**COLLECTED DATA:**
....
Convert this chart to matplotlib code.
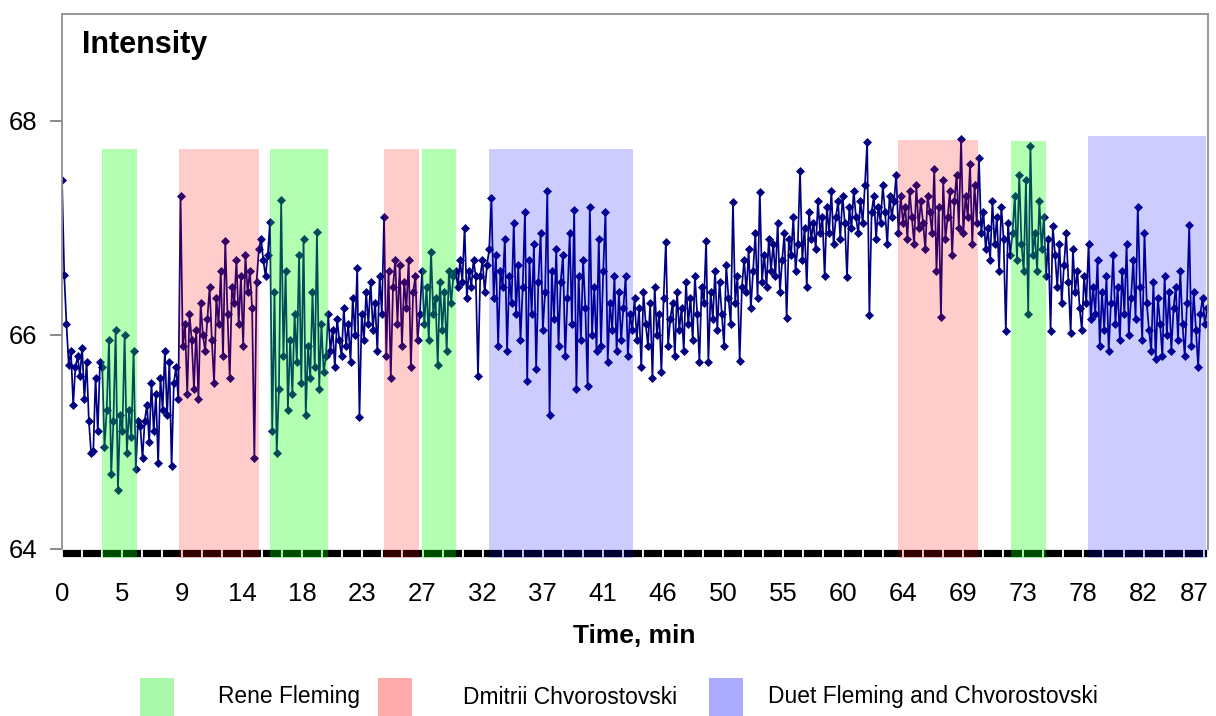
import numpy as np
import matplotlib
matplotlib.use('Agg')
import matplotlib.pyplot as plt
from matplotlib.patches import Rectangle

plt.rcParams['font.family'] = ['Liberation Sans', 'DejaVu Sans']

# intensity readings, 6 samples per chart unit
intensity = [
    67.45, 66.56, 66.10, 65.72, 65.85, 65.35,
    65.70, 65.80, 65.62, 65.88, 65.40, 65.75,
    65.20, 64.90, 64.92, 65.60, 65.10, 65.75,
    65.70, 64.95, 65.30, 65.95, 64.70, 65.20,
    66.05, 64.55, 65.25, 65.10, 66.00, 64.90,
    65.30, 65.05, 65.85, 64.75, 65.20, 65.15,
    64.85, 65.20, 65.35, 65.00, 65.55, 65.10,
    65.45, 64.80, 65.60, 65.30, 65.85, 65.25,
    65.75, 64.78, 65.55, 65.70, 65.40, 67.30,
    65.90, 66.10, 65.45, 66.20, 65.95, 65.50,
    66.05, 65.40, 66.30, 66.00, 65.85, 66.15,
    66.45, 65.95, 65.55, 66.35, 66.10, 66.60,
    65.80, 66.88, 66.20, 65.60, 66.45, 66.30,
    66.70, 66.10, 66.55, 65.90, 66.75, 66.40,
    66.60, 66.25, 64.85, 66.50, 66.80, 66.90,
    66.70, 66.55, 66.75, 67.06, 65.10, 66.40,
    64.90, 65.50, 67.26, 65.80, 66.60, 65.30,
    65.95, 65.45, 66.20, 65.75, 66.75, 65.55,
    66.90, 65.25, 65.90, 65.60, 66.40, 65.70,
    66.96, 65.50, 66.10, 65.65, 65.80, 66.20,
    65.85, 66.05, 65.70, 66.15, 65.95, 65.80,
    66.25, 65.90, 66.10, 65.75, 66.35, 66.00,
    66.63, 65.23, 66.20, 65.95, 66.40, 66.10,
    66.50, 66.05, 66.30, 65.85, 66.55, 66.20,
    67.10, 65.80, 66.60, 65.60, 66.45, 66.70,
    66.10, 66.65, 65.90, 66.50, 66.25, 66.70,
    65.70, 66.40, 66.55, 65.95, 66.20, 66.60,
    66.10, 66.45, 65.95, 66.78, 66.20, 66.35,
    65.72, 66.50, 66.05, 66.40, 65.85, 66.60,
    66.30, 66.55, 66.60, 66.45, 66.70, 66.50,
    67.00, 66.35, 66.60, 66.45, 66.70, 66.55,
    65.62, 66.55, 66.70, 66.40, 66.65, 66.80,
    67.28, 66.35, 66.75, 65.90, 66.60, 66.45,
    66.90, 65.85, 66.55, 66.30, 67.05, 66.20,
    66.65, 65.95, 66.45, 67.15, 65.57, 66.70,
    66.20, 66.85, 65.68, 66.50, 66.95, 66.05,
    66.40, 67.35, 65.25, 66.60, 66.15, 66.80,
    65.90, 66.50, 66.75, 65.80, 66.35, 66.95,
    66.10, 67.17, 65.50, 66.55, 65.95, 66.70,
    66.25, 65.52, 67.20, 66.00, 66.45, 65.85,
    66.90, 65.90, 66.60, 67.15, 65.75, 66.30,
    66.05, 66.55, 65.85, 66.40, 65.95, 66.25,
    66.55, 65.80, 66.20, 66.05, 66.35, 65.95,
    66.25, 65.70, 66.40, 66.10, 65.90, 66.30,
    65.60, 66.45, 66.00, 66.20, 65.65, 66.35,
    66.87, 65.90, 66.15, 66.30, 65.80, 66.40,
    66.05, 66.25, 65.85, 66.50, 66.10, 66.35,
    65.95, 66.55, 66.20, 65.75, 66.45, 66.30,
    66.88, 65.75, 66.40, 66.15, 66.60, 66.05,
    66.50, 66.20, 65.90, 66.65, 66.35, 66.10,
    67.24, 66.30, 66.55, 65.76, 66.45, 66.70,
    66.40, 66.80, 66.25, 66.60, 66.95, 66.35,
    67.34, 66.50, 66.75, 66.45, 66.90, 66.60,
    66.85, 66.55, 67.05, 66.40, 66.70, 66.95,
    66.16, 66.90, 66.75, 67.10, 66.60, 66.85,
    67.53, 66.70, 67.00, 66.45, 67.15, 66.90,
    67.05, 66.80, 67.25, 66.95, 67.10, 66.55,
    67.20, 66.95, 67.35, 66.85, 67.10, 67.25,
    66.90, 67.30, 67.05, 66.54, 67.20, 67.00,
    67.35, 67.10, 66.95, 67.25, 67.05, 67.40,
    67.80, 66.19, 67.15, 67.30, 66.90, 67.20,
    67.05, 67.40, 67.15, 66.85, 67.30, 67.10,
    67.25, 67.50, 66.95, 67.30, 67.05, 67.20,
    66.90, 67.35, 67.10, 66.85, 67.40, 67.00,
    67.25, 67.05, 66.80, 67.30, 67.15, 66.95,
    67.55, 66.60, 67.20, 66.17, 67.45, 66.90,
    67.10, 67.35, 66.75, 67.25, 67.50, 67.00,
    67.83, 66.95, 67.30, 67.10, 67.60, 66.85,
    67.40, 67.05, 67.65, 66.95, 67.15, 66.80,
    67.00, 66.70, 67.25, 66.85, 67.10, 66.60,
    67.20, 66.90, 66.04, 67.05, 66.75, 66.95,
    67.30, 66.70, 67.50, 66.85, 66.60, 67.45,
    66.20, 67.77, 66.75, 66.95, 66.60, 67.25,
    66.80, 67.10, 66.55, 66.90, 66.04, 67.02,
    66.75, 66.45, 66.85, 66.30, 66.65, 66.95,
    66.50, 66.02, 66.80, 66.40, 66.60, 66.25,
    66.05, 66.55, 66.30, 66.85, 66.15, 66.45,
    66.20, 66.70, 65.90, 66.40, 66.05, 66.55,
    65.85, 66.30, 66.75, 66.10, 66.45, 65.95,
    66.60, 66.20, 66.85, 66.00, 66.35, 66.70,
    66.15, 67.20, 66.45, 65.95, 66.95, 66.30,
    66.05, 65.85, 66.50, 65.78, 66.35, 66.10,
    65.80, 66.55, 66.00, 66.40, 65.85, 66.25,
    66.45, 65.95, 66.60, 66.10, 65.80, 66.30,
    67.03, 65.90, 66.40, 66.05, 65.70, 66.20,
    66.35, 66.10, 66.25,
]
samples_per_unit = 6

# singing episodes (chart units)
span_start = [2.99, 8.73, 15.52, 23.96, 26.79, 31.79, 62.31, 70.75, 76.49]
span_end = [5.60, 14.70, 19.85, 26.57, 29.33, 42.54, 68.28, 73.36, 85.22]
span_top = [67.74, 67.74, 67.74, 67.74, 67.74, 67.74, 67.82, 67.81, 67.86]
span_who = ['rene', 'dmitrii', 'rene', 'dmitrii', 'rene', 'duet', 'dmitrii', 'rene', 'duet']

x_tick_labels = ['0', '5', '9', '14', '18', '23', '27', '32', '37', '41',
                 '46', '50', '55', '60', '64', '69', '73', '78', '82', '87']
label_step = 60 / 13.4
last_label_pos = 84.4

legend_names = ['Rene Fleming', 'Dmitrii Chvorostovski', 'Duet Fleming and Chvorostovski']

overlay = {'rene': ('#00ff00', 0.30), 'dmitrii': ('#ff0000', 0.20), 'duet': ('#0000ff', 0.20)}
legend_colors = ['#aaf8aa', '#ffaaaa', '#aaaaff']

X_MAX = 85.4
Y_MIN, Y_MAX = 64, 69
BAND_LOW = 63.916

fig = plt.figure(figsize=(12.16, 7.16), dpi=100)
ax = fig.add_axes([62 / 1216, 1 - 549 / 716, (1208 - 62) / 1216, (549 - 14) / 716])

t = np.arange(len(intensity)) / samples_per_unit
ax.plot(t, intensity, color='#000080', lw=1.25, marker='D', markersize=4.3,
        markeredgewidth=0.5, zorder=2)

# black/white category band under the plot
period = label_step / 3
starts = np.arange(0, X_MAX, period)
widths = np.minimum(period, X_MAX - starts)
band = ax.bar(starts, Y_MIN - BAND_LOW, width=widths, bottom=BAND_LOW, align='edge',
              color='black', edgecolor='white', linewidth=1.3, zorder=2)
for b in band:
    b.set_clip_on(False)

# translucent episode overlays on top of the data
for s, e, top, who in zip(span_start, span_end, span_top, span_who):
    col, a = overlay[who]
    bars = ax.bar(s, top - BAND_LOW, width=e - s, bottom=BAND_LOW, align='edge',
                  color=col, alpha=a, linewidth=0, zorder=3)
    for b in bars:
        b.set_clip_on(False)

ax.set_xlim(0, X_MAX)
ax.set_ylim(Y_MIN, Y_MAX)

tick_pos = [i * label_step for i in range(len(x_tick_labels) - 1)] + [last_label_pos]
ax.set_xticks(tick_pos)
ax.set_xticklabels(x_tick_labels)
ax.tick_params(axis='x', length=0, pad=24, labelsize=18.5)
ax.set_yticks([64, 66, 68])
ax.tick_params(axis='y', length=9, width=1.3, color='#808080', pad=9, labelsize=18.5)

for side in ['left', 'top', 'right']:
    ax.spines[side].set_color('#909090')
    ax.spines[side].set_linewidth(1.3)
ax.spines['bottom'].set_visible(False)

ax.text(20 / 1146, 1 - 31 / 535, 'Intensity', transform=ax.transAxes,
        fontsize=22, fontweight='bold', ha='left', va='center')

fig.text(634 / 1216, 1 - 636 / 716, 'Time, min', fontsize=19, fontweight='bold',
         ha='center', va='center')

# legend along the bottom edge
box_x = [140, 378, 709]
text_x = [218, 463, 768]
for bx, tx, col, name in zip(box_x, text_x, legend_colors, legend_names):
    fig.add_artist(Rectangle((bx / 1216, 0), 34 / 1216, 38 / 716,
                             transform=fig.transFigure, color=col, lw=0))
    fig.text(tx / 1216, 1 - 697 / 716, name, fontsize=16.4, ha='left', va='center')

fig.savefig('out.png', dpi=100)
....
From the listing above, pick out every line containing "matplotlib".

**SOLUTION TO THIS EXERCISE:**
Convert this chart to matplotlib code.
import matplotlib
matplotlib.use('Agg')
import matplotlib.pyplot as plt
from matplotlib.patches import Rectangle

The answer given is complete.